*Written task:*
Retype the lines from the first one in the records down to the line containing "plt.rcParams['font.family'] = ['DejaVu", counting both, and leave out any pictures.

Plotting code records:

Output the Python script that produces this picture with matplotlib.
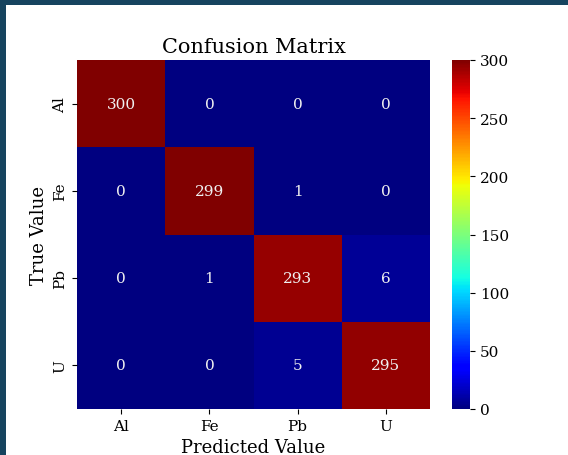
import matplotlib
matplotlib.use("Agg")
import matplotlib.pyplot as plt
import numpy as np
import seaborn as sns
from matplotlib.patches import Rectangle

labels = ["Al", "Fe", "Pb", "U"]
counts = np.array([
    [300, 0, 0, 0],
    [0, 299, 1, 0],
    [0, 1, 293, 6],
    [0, 0, 5, 295],
])

plt.rcParams['font.family'] = ['DejaVu Serif']

fig = plt.figure(figsize=(5.68, 4.56), dpi=100)
fig.patch.set_facecolor('#16445f')
# white page inside the dark screenshot frame
fig.patches.append(Rectangle((6 / 568, 0), 1, 1 - 6 / 456, transform=fig.transFigure,
                             facecolor='white', edgecolor='none', zorder=-10))

ax = fig.add_axes([77 / 568, 46 / 456, 353 / 568, 349 / 456])
cax = fig.add_axes([452 / 568, 46 / 456, 18 / 568, 349 / 456])

sns.heatmap(counts, annot=True, fmt='d', cmap='jet', vmin=0, vmax=300,
            xticklabels=labels, yticklabels=labels, ax=ax, cbar_ax=cax,
            annot_kws={'fontsize': 11, 'color': '#f0f0f0'})

ax.set_title('Confusion Matrix', fontsize=15)
ax.set_xlabel('Predicted Value', fontsize=13)
ax.set_ylabel('True Value', fontsize=13)
ax.tick_params(axis='both', labelsize=11)
plt.setp(ax.get_yticklabels(), rotation=90, va='center')
plt.setp(ax.get_xticklabels(), rotation=0)
cax.tick_params(labelsize=11)

fig.savefig('out.png', dpi=100, facecolor=fig.get_facecolor())
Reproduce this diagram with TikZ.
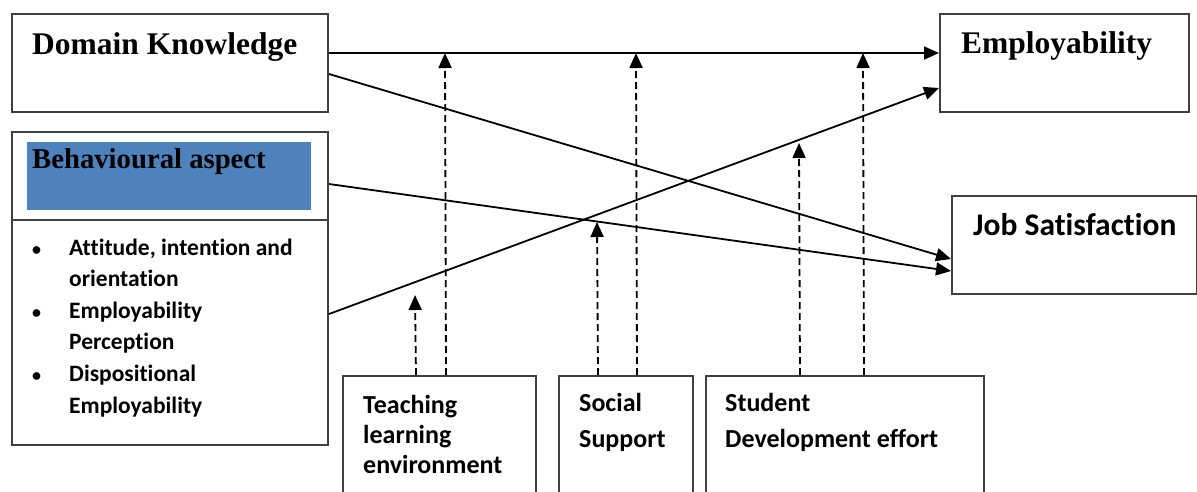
\documentclass[tikz,border=0pt]{standalone}
\usepackage{fontspec}
\setmainfont{Liberation Serif}
\newfontfamily\calibri[Ligatures=NoCommon]{Carlito}
\usetikzlibrary{arrows.meta}
\definecolor{aspectblue}{RGB}{79,129,189}
\newcommand{\listbullet}{\makebox[39pt][l]{\hspace*{2pt}{\fontsize{18}{18}\selectfont\textbullet}}}
\tikzset{
  box/.style={draw=black!75, line width=2pt, rectangle, anchor=north west, inner sep=0pt},
  heading/.style={anchor=base west, inner sep=0pt, font=\bfseries\fontsize{31.5}{36}\selectfont},
  cbody/.style={anchor=base west, inner sep=0pt, align=left, font=\calibri\bfseries\fontsize{26}{30}\selectfont},
  link/.style={line width=1.8pt, -{Triangle[length=15pt,width=13pt]}},
  moderator/.style={link, dash pattern=on 7pt off 4pt}
}
\begin{document}
\begin{tikzpicture}[scale=1.000000,x=1pt,y=-1pt]
\useasboundingbox (0,0) rectangle (1197,491);
\clip (0,0) rectangle (1197,491);
\fill[white] (0,0) rectangle (1197,491);
% Drawing boxes
% Box 1: domain knowledge
\node[box, minimum width=316pt, minimum height=98pt] (dk) at (11,13) {};
\node[heading] (dk-text) at (32,54) {Domain Knowledge};
% Box 2: behavioural aspect, with its list
\node[box, minimum width=316pt, minimum height=313pt] (bh) at (11,131) {};
\draw[draw=black!75, line width=2pt] (11,220) -- (327,220);
\node[fill=aspectblue, anchor=north west, inner sep=0pt, minimum width=284pt, minimum height=68pt] (bh-band) at (27,142) {};
\node[heading, font=\bfseries\fontsize{28.7}{33}\selectfont] (bh-text) at (32,168) {Behavioural aspect};
% (base of a multi-line node is its last line)
\node[cbody, font=\calibri\bfseries\fontsize{23.5}{31.6}\selectfont] (bh-list) at (30,413)
  {\listbullet Attitude, intention and\\
   \hspace*{39pt}orientation\\
   \listbullet Employability\\
   \hspace*{39pt}Perception\\
   \listbullet Dispositional\\
   \hspace*{39pt}Employability};
% Box 3: employability
\node[box, minimum width=249pt, minimum height=98pt] (empl) at (939,13) {};
\node[heading] (empl-text) at (961,53) {Employability};
% Box 4: job satisfaction
\node[box, minimum width=245pt, minimum height=98pt] (job) at (951,195) {};
\node[cbody, font=\calibri\bfseries\fontsize{31.5}{36}\selectfont] (job-text) at (973,235) {Job Satisfaction};
% Box 5-7: moderators along the bottom
\node[box, minimum width=193pt, minimum height=200pt] (teach) at (342,375) {};
\node[cbody] (teach-text) at (363,473) {Teaching\\learning\\environment};
\node[box, minimum width=134pt, minimum height=200pt] (social) at (558,375) {};
\node[cbody, font=\calibri\bfseries\fontsize{26}{36}\selectfont] (social-text) at (579,447) {Social\\Support};
\node[box, minimum width=278pt, minimum height=200pt] (student) at (705,375) {};
\node[cbody, font=\calibri\bfseries\fontsize{26}{36}\selectfont] (student-text) at (725,447) {Student\\Development effort};
% Done with boxes; drawing arrows
\draw[link] ([yshift=10pt]dk.east) -- ([yshift=10pt]empl.west);
\draw[link] ([yshift=-11pt]dk.east) -- ([yshift=-14pt]job.west);
\draw[link] ([yshift=104.5pt]bh.east) -- ([yshift=-26pt]job.west);
\draw[link] ([yshift=-25.5pt]bh.east) -- ([yshift=-25pt]empl.west);
% Done with arrows; drawing moderator arrows
\coordinate (teach-tip1) at (415,295);
\coordinate (teach-tip2) at (445,53);
\coordinate (social-tip1) at (597,222);
\coordinate (social-tip2) at (636,53);
\coordinate (student-tip1) at (799,143);
\coordinate (student-tip2) at (863,53);
\draw[moderator] ([xshift=-23.5pt]teach.north) -- (teach-tip1);
\draw[moderator] ([xshift=6.5pt]teach.north) -- (teach-tip2);
\draw[moderator] ([xshift=-28pt]social.north) -- (social-tip1);
\draw[moderator] ([xshift=11pt]social.north) -- (social-tip2);
\draw[moderator] ([xshift=-45pt]student.north) -- (student-tip1);
\draw[moderator] ([xshift=19pt]student.north) -- (student-tip2);
% Done with moderator arrows
\end{tikzpicture}
\end{document}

*Answer for this exercise:*
Output the Python script that produces this picture with matplotlib.
import matplotlib
matplotlib.use("Agg")
import matplotlib.pyplot as plt
import numpy as np
import seaborn as sns
from matplotlib.patches import Rectangle

labels = ["Al", "Fe", "Pb", "U"]
counts = np.array([
    [300, 0, 0, 0],
    [0, 299, 1, 0],
    [0, 1, 293, 6],
    [0, 0, 5, 295],
])

plt.rcParams['font.family'] = ['DejaVu Serif']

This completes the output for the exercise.